▶ _DESCRIPTION OF THE TASK_
Return each line containing the string "chart".

-- START DATA BLOCK --

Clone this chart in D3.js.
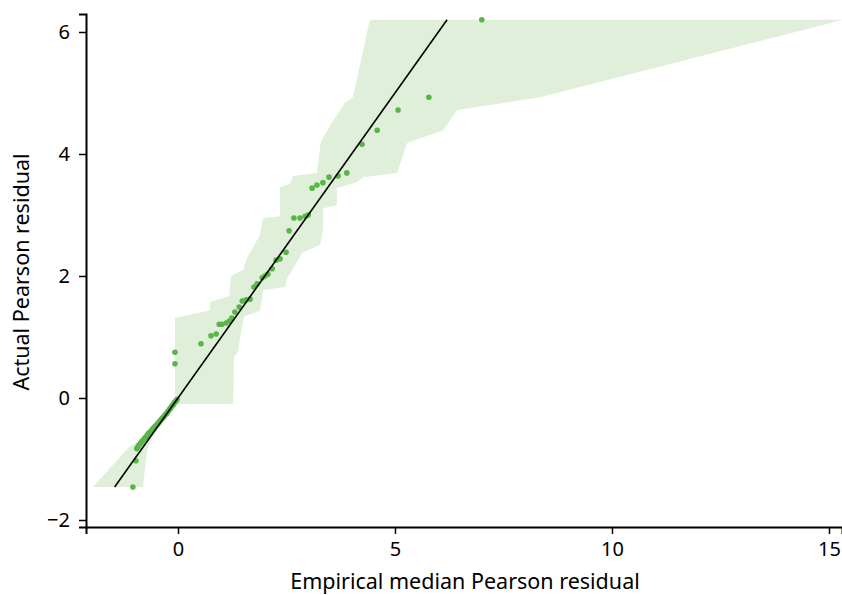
<!DOCTYPE html>
<html>
<head>
<meta charset="utf-8">
<script src="https://cdn.jsdelivr.net/npm/d3@7"></script>
<style>
  html, body { margin: 0; padding: 0; background: #fff; }
  svg { display: block; }
  text { font-family: "Noto Sans", "Open Sans", sans-serif; fill: #000; }
</style>
</head>
<body>
<svg id="chart" width="842" height="595"></svg>
<script>
// Simulation envelope: left (lower) edge, listed top to bottom
const bandLeftX = [4.42, 4.03, 3.85, 3.55, 3.29, 3.20, 2.65, 2.58, 2.35, 2.35, 1.96, 1.89, 1.59, 1.50, 1.22, 1.18, 0.74, 0.74, -0.07, -0.07, -0.65, -0.92, -1.11, -1.96];
const bandLeftY = [6.20, 4.93, 4.84, 4.52, 4.20, 3.69, 3.64, 3.51, 3.46, 2.98, 2.95, 2.67, 2.30, 2.10, 2.00, 1.67, 1.57, 1.44, 1.31, -0.07, -0.56, -0.72, -0.79, -1.46];
// Simulation envelope: right (upper) edge, listed bottom to top
const bandRightX = [-0.81, -0.71, -0.60, -0.30, 0.00, 1.27, 1.29, 1.38, 1.45, 1.52, 1.89, 1.96, 2.47, 2.51, 2.86, 3.27, 3.34, 3.34, 3.66, 3.66, 4.12, 4.26, 5.05, 5.28, 6.11, 6.43, 8.34, 15.32];
const bandRightY = [-1.46, -0.85, -0.66, -0.36, -0.10, -0.10, 0.67, 0.75, 1.07, 1.34, 1.43, 1.77, 1.82, 1.95, 2.38, 2.51, 2.75, 3.11, 3.16, 3.44, 3.54, 3.62, 3.69, 4.18, 4.39, 4.72, 4.93, 6.20];

// Residual pairs: empirical median (x) vs actual (y)
const residX = [
  -1.04, -0.97,
  -0.95, -0.92, -0.90, -0.86, -0.83, -0.80, -0.77, -0.74, -0.71, -0.68, -0.66, -0.63,
  -0.60, -0.57, -0.55, -0.52, -0.49, -0.47, -0.44, -0.41, -0.38, -0.36, -0.33, -0.30,
  -0.27, -0.25, -0.22, -0.19, -0.17, -0.14, -0.11, -0.09, -0.06, -0.04, -0.02,
  -0.07, -0.07, 0.53, 0.76, 0.88,
  0.95, 1.01, 1.11, 1.18, 1.24, 1.31, 1.41, 1.48, 1.57, 1.66, 1.75, 1.82, 1.94, 2.00,
  2.07, 2.17, 2.26, 2.35, 2.49, 2.56, 2.67, 2.81, 2.93, 3.00, 3.09, 3.20, 3.34, 3.48,
  3.69, 3.89, 4.24, 4.59, 5.07, 5.78, 7.00
];
const residY = [
  -1.46, -1.03,
  -0.83, -0.80, -0.77, -0.74, -0.71, -0.69, -0.66, -0.64, -0.61, -0.58, -0.57, -0.55,
  -0.52, -0.50, -0.48, -0.46, -0.44, -0.42, -0.40, -0.37, -0.35, -0.33, -0.31, -0.28,
  -0.26, -0.24, -0.21, -0.18, -0.16, -0.13, -0.11, -0.08, -0.06, -0.04, -0.02,
  0.56, 0.75, 0.89, 1.02, 1.05,
  1.21, 1.21, 1.23, 1.26, 1.31, 1.41, 1.49, 1.59, 1.61, 1.62, 1.82, 1.87, 1.97, 2.00,
  2.03, 2.12, 2.26, 2.28, 2.39, 2.74, 2.95, 2.95, 2.98, 3.00, 3.44, 3.49, 3.53, 3.62,
  3.64, 3.69, 4.16, 4.39, 4.72, 4.93, 6.20
];

// Identity reference line end points
const refLine = [-1.46, 6.20];

const xTicks = [0, 5, 10, 15];
const yTicks = [-2, 0, 2, 4, 6];
const xTitle = "Empirical median Pearson residual";
const yTitle = "Actual Pearson residual";

const svg = d3.select("#chart");
const plotL = 86, plotR = 842, plotT = 14, plotB = 527;

const x = d3.scaleLinear().domain([-2.12, 15.30]).range([plotL, plotR]);
const y = d3.scaleLinear().domain([-2.115, 6.295]).range([plotB, plotT]);

svg.append("defs").append("clipPath").attr("id", "plot-clip")
  .append("rect").attr("x", plotL).attr("y", plotT)
  .attr("width", plotR - plotL).attr("height", plotB - plotT);

const plot = svg.append("g").attr("clip-path", "url(#plot-clip)");

// Envelope polygon
const bandPts = bandLeftX.map((v, i) => [v, bandLeftY[i]])
  .concat(bandRightX.map((v, i) => [v, bandRightY[i]]));
plot.append("path")
  .attr("d", d3.line().x(d => x(d[0])).y(d => y(d[1]))(bandPts) + "Z")
  .attr("fill", "#e0efd9")
  .attr("stroke", "none");

// Points
plot.selectAll("circle.pt")
  .data(residX.map((v, i) => [v, residY[i]]))
  .join("circle")
  .attr("class", "pt")
  .attr("cx", d => x(d[0]))
  .attr("cy", d => y(d[1]))
  .attr("r", 2.8)
  .attr("fill", "#5ab548");

// y = x line
plot.append("line")
  .attr("x1", x(refLine[0])).attr("y1", y(refLine[0]))
  .attr("x2", x(refLine[1])).attr("y2", y(refLine[1]))
  .attr("stroke", "#000").attr("stroke-width", 1.6);

// Axes
const fmt = d => d < 0 ? "\u2212" + Math.abs(d) : String(d);

const xAxis = svg.append("g")
  .attr("transform", `translate(0,${plotB})`)
  .call(d3.axisBottom(x).tickValues(xTicks).tickFormat(fmt).tickSizeOuter(0).tickSize(7).tickPadding(8));
const yAxis = svg.append("g")
  .attr("transform", `translate(${plotL},0)`)
  .call(d3.axisLeft(y).tickValues(yTicks).tickFormat(fmt).tickSizeOuter(0).tickSize(7).tickPadding(9));

[xAxis, yAxis].forEach(g => {
  g.select(".domain").attr("stroke", "#000").attr("stroke-width", 2);
  g.selectAll(".tick line").attr("stroke", "#000").attr("stroke-width", 1.5);
  g.selectAll(".tick text").attr("font-size", 20).attr("fill", "#000")
    .attr("font-family", "'Noto Sans', sans-serif");
});

svg.append("text")
  .attr("x", 465).attr("y", 589)
  .attr("text-anchor", "middle").attr("font-size", 21.5)
  .text(xTitle);

svg.append("text")
  .attr("transform", `translate(29,${272}) rotate(-90)`)
  .attr("text-anchor", "middle").attr("font-size", 21.5)
  .text(yTitle);
</script>
</body>
</html>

-- END DATA BLOCK --

▶ _SOLUTION FOR THIS TASK_
Clone this chart in D3.js.
<svg id="chart" width="842" height="595"></svg>
const svg = d3.select("#chart");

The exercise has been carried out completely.